To summarize, that is:
1.To get a universal view of Inference and Regression and if time allow, also try to get a universal view of the mathematics that I’ve learned.
2.To gain deeper understanding at some particular point, if do not have enough time, at least get some idea what view that way would lead to(Usually, here you might also need to stand at some other places to look at it). It’s not possible to fulfill this without seeing some egs and work out some problems by myself.
3.Form good habits of thinking and learning. For instance, the appetite of solving problems and the motivation to investigate.
4.Avoid all unnecessary events, submerge in your own world and live with strength!
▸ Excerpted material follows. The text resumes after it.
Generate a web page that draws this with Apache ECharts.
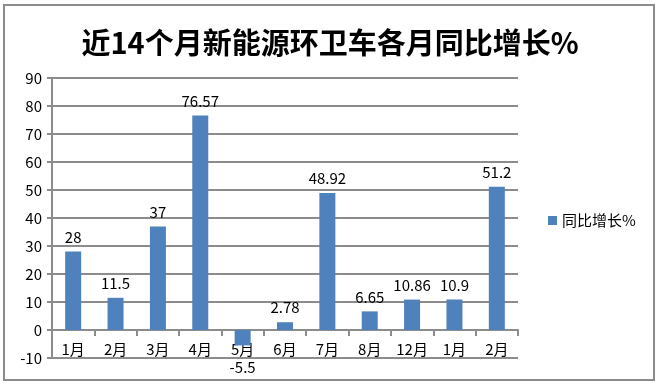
<!DOCTYPE html>
<html><head><meta charset="utf-8">
<script src="https://cdn.jsdelivr.net/npm/echarts@6/dist/echarts.min.js"></script>
<style>html,body{margin:0;padding:0;background:#fff}#c{width:660px;height:384px}</style>
</head><body><div id="c"></div>
<script>
var categories = ['1月','2月','3月','4月','5月','6月','7月','8月','12月','1月','2月'];
var values = [28, 11.5, 37, 76.57, -5.5, 2.78, 48.92, 6.65, 10.86, 10.9, 51.2];
var seriesName = '同比增长%';
var titleText = '近14个月新能源环卫车各月同比增长%';

var chart = echarts.init(document.getElementById('c'));
var font = '"Noto Sans CJK SC", "Liberation Sans", sans-serif';
chart.setOption({
  backgroundColor: '#fff',
  animation: false,
  title: {
    text: titleText, left: 'center', top: 23,
    textStyle: {fontFamily: font, fontSize: 29, fontWeight: 'bold', color: '#000'}
  },
  graphic: [{
    type: 'rect', shape: {x: 4, y: 5, width: 650, height: 375},
    style: {fill: 'none', stroke: '#8c8c8c', lineWidth: 2}, silent: true
  }],
  legend: {
    data: [seriesName], left: 543, top: 208, itemWidth: 9, itemHeight: 9, itemGap: 4,
    icon: 'rect',
    textStyle: {fontFamily: font, fontSize: 15, color: '#000'}
  },
  grid: {left: 52, right: 142, top: 78, bottom: 26},
  xAxis: {
    type: 'category', data: categories, offset: -28,
    axisLine: {onZero: false, lineStyle: {color: '#8c8c8c', width: 2}},
    axisTick: {show: true, length: 6, lineStyle: {color: '#8c8c8c', width: 2}},
    axisLabel: {fontFamily: font, fontSize: 15, color: '#000', margin: 12}
  },
  yAxis: {
    type: 'value', min: -10, max: 90, interval: 10,
    axisLine: {show: true, lineStyle: {color: '#8c8c8c', width: 2}},
    axisTick: {show: true, length: 5, lineStyle: {color: '#8c8c8c', width: 2}},
    splitLine: {lineStyle: {color: '#8c8c8c', width: 2}},
    axisLabel: {fontFamily: font, fontSize: 15, color: '#000', margin: 10}
  },
  series: [{
    name: seriesName, type: 'bar', barWidth: 16,
    itemStyle: {color: '#4F81BD'},
    label: {show: true, position: 'top', distance: 7, fontFamily: font, fontSize: 15, color: '#000'},
    data: values.map(function (v) {
      return v < 0 ? {value: v, label: {position: 'bottom', distance: 14}} : v;
    })
  }]
});
</script></body></html>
5.Now I have a feeling that if you can not maintain consistency and intensity at the same time, then consistency is preferable to intensity under most occasions. So, be consistent, either in study and in love, i.e. if you determine to learn from one book, then you should follow that book(or at least that related part in that book) thoroughly and resist the temptation to pick up another one in the middle.
The math that I felt more and more important to my current research field:
1. Analysis, i.e. Integration techniques, Taylor expansion(in high dim, Hessian matrix~), Conditional Optimality, some series and function convergence examples, Modes of convergence
And I found the need to learn complex analysis, like its integration theory and analytic theory(one eg is the integration of (sinx/x)^2). The other important discipline is Fourier analysis, I need to get a sufficient understanding in this field. Like the space structure, Fourier transform, FFT, the idea of Kernel and smoothing etc. If I do this, I should be able to tell why Fourier analysis plays an important role in probability, or in particular, time series study.
2. Algebra, i.e. Linear transf and its geometric meaning(like real symm, Householder transf, Givens. Here you definitely need to understand some spectral theory of matrix), unitary space and the idea of projection and orthogonality(note the conditional expectation!), matrix decomposition(QR, SVD, Triangular, Polar, etc), matrix diagonalization(also consider the partition matrices), matrix canonical forms, Quadratic forms and its relationship with ellipse and other geometry objects( This also enable me to see the corresponding application in stat), etc.
For abstract algebra, its notion and idea also plays important role in some branches of stat, say, invariant theory and of course, the matrix and space theory behind regression and time series.
And some stat methods and algorithms I need to know:
2. Gradient descent( and the stochastic version)
3. PCA, LDA
4. Idea of classification
6. LASSO, LARS
7. Comparison about Frequentist and Bayesian approach in stat(so, read that Springer book!)